» Problem to work on: Each line from the top of the listing through the one holding "const overallA = [-1.69, -2.18, -1.19];" should be restated word for word, with nothing added and no pictures.

» Information shown:
=======

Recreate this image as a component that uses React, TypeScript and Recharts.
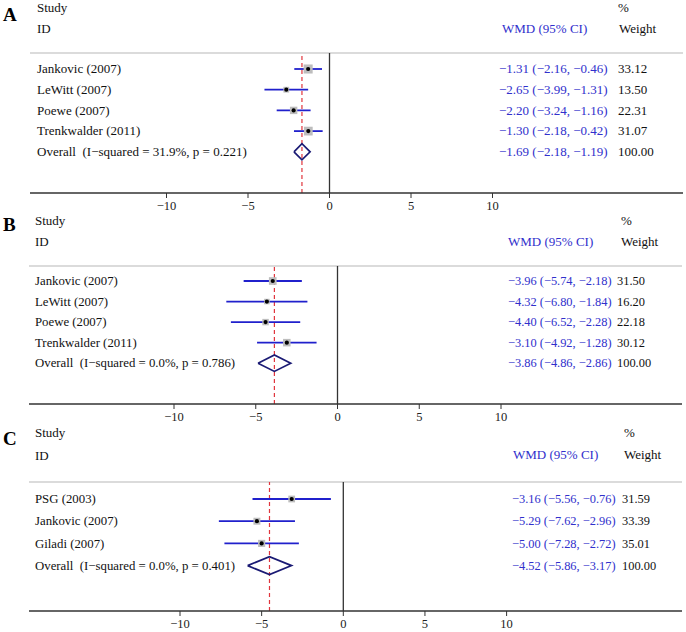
import React from 'react';
import { ComposedChart, Scatter, XAxis, YAxis, ReferenceLine, ErrorBar } from 'recharts';

// ---------- data ----------
const xTicks = [-10, -5, 0, 5, 10];

const studiesA = ['Jankovic (2007)', 'LeWitt (2007)', 'Poewe (2007)', 'Trenkwalder (2011)'];
const wmdA = [-1.31, -2.65, -2.2, -1.3];
const lowA = [-2.16, -3.99, -3.24, -2.18];
const highA = [-0.46, -1.31, -1.16, -0.42];
const weightA = [33.12, 13.5, 22.31, 31.07];
const overallLabelA = 'Overall  (I\u2212squared = 31.9%, p = 0.221)';
const overallA = [-1.69, -2.18, -1.19];

const studiesB = ['Jankovic (2007)', 'LeWitt (2007)', 'Poewe (2007)', 'Trenkwalder (2011)'];
const wmdB = [-3.96, -4.32, -4.4, -3.1];
const lowB = [-5.74, -6.8, -6.52, -4.92];
const highB = [-2.18, -1.84, -2.28, -1.28];
const weightB = [31.5, 16.2, 22.18, 30.12];
const overallLabelB = 'Overall  (I\u2212squared = 0.0%, p = 0.786)';
const overallB = [-3.86, -4.86, -2.86];

const studiesC = ['PSG (2003)', 'Jankovic (2007)', 'Giladi (2007)'];
const wmdC = [-3.16, -5.29, -5.0];
const lowC = [-5.56, -7.62, -7.28];
const highC = [-0.76, -2.96, -2.72];
const weightC = [31.59, 33.39, 35.01];
const overallLabelC = 'Overall  (I\u2212squared = 0.0%, p = 0.401)';
const overallC = [-4.52, -5.86, -3.17];

const overallWeight = 100.0;

// ---------- styles ----------
const SERIF = '"Liberation Serif", "Times New Roman", Times, serif';
const TEXT_BLUE = '#3030cc';
const CI_BLUE = '#2020cc';
const NAVY = '#1a1a74';
const RED = '#e0353d';
const AXIS = '#333333';

const fmt = (v: number) => (v < 0 ? '\u2212' : '') + Math.abs(v).toFixed(2);
const ciText = (e: number, l: number, h: number) => `${fmt(e)} (${fmt(l)}, ${fmt(h)})`;

type Cfg = {
  top: number; sep: number; axis: number; x0: number; x1: number;
  zeroX: number; ppu: number; firstRow: number; rowStep: number;
  nameX: number; ciX: number; wtX: number; nameFont: number; ciFont: number;
  boxK: number; diamondHalf: number;
};

const cfgA: Cfg = { top: 0, sep: 53, axis: 193, x0: 30, x1: 683, zeroX: 329.5, ppu: 16.3, firstRow: 69, rowStep: 20.7, nameX: 37, ciX: 499, wtX: 618, nameFont: 13, ciFont: 13, boxK: 1.57, diamondHalf: 0.39 };
const cfgB: Cfg = { top: 212, sep: 266, axis: 404, x0: 29, x1: 682, zeroX: 337.5, ppu: 16.35, firstRow: 281, rowStep: 20.55, nameX: 35, ciX: 508, wtX: 617, nameFont: 12.8, ciFont: 12.4, boxK: 1.37, diamondHalf: 0.4 };
const cfgC: Cfg = { top: 424, sep: 482, axis: 611, x0: 29, x1: 682, zeroX: 343.3, ppu: 16.33, firstRow: 499, rowStep: 22.2, nameX: 35, ciX: 512, wtX: 622, nameFont: 12.8, ciFont: 12.4, boxK: 1.2, diamondHalf: 0.405 };

function RowTexts({ cfg, cy, payload }: any) {
  const ty = cy + cfg.nameFont * 0.33;
  return (
    <g>
      <text x={cfg.nameX} y={ty} fontFamily={SERIF} fontSize={cfg.nameFont} fill="#111" style={{ whiteSpace: 'pre' }}>{payload.name}</text>
      <text x={cfg.ciX} y={ty} fontFamily={SERIF} fontSize={cfg.ciFont} fill={TEXT_BLUE} style={{ whiteSpace: 'pre' }}>{payload.ci}</text>
      <text x={cfg.wtX} y={ty} fontFamily={SERIF} fontSize={cfg.ciFont} fill="#111">{payload.wt}</text>
    </g>
  );
}

function ForestPanel({ cfg, names, est, low, high, weight, overallLabel, overall }: any) {
  const xDomain = [(cfg.x0 - cfg.zeroX) / cfg.ppu, (cfg.x1 - cfg.zeroX) / cfg.ppu];
  const yDomain = [(cfg.sep - cfg.firstRow) / cfg.rowStep, (cfg.axis - cfg.firstRow) / cfg.rowStep];
  const rows = names.map((n: string, i: number) => ({
    x: est[i], y: i, err: [est[i] - low[i], high[i] - est[i]],
    name: n, ci: ciText(est[i], low[i], high[i]), wt: weight[i].toFixed(2), w: weight[i],
  }));
  const oy = names.length;
  const overallRow = [{ x: overall[0], y: oy, name: overallLabel, ci: ciText(overall[0], overall[1], overall[2]), wt: overallWeight.toFixed(2) }];
  const h = cfg.diamondHalf;
  const diamond = [
    { x: overall[1], y: oy }, { x: overall[0], y: oy - h }, { x: overall[2], y: oy },
    { x: overall[0], y: oy + h }, { x: overall[1], y: oy },
  ];
  const height = cfg.axis - cfg.top + 24;
  return (
    <div style={{ position: 'absolute', left: 0, top: cfg.top }}>
      <ComposedChart width={686} height={height} margin={{ top: cfg.sep - cfg.top, right: 686 - cfg.x1, bottom: 0, left: cfg.x0 }}>
        <XAxis type="number" dataKey="x" domain={xDomain} allowDataOverflow ticks={xTicks} height={24}
          axisLine={{ stroke: AXIS, strokeWidth: 1.6 }} tickLine={{ stroke: AXIS, strokeWidth: 1 }} tickSize={5} tickMargin={3}
          tick={{ fontFamily: SERIF, fontSize: 12.5, fill: '#222' }}
          tickFormatter={(v: number) => (v < 0 ? '\u2212' + Math.abs(v) : String(v))} />
        <YAxis type="number" dataKey="y" domain={yDomain} allowDataOverflow reversed hide />
        <ReferenceLine y={yDomain[0]} stroke="#cfcfcf" strokeWidth={1.6} ifOverflow="visible" />
        <ReferenceLine x={0} stroke={AXIS} strokeWidth={1.3} />
        <ReferenceLine x={overall[0]} stroke={RED} strokeWidth={1.2} strokeDasharray="4 3" />
        <Scatter data={rows} isAnimationActive={false}
          shape={(p: any) => {
            const s = cfg.boxK * Math.sqrt(p.payload.w);
            return <rect x={p.cx - s / 2} y={p.cy - s / 2} width={s} height={s} fill="#bdbdbd" />;
          }} />
        <Scatter data={rows} isAnimationActive={false}
          shape={(p: any) => (
            <g>
              <circle cx={p.cx} cy={p.cy} r={2.1} fill="#000" />
              <RowTexts cfg={cfg} cy={p.cy} payload={p.payload} />
            </g>
          )}>
          <ErrorBar dataKey="err" direction="x" width={0} stroke={CI_BLUE} strokeWidth={1.8} />
        </Scatter>
        <Scatter data={diamond} isAnimationActive={false} line={{ stroke: NAVY, strokeWidth: 1.7 }} lineType="joint"
          shape={() => <g />} />
        <Scatter data={overallRow} isAnimationActive={false}
          shape={(p: any) => <RowTexts cfg={cfg} cy={p.cy} payload={p.payload} />} />
      </ComposedChart>
    </div>
  );
}

function Headers() {
  const T = (x: number, y: number, s: string, fill = '#111', size = 13) => (
    <text x={x} y={y + size * 0.33} fontFamily={SERIF} fontSize={size} fill={fill}>{s}</text>
  );
  const L = (y: number, s: string) => (
    <text x={3} y={y + 6} fontFamily={SERIF} fontSize={19} fontWeight="bold" fill="#000">{s}</text>
  );
  return (
    <svg width={686} height={632} style={{ position: 'absolute', left: 0, top: 0 }}>
      {L(15, 'A')}
      {T(37, 8, 'Study')}{T(37, 29, 'ID')}{T(502, 29, 'WMD (95% CI)', TEXT_BLUE)}{T(618, 8, '%')}{T(619, 29, 'Weight')}
      {L(225, 'B')}
      {T(35, 221, 'Study')}{T(35, 242, 'ID')}{T(508, 242, 'WMD (95% CI)', TEXT_BLUE)}{T(621, 221, '%')}{T(621, 242, 'Weight')}
      {L(439, 'C')}
      {T(35, 433, 'Study')}{T(35, 456, 'ID')}{T(513, 455, 'WMD (95% CI)', TEXT_BLUE)}{T(624, 433, '%')}{T(624, 455, 'Weight')}
    </svg>
  );
}

export default function App() {
  return (
    <div style={{ position: 'absolute', left: 0, top: 0, width: 686, height: 632, overflow: 'hidden', background: '#fff' }}>
      <Headers />
      <ForestPanel cfg={cfgA} names={studiesA} est={wmdA} low={lowA} high={highA} weight={weightA} overallLabel={overallLabelA} overall={overallA} />
      <ForestPanel cfg={cfgB} names={studiesB} est={wmdB} low={lowB} high={highB} weight={weightB} overallLabel={overallLabelB} overall={overallB} />
      <ForestPanel cfg={cfgC} names={studiesC} est={wmdC} low={lowC} high={highC} weight={weightC} overallLabel={overallLabelC} overall={overallC} />
    </div>
  );
}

=======

» Solution for this problem:
Recreate this image as a component that uses React, TypeScript and Recharts.
import React from 'react';
import { ComposedChart, Scatter, XAxis, YAxis, ReferenceLine, ErrorBar } from 'recharts';

// ---------- data ----------
const xTicks = [-10, -5, 0, 5, 10];

const studiesA = ['Jankovic (2007)', 'LeWitt (2007)', 'Poewe (2007)', 'Trenkwalder (2011)'];
const wmdA = [-1.31, -2.65, -2.2, -1.3];
const lowA = [-2.16, -3.99, -3.24, -2.18];
const highA = [-0.46, -1.31, -1.16, -0.42];
const weightA = [33.12, 13.5, 22.31, 31.07];
const overallLabelA = 'Overall  (I\u2212squared = 31.9%, p = 0.221)';
const overallA = [-1.69, -2.18, -1.19];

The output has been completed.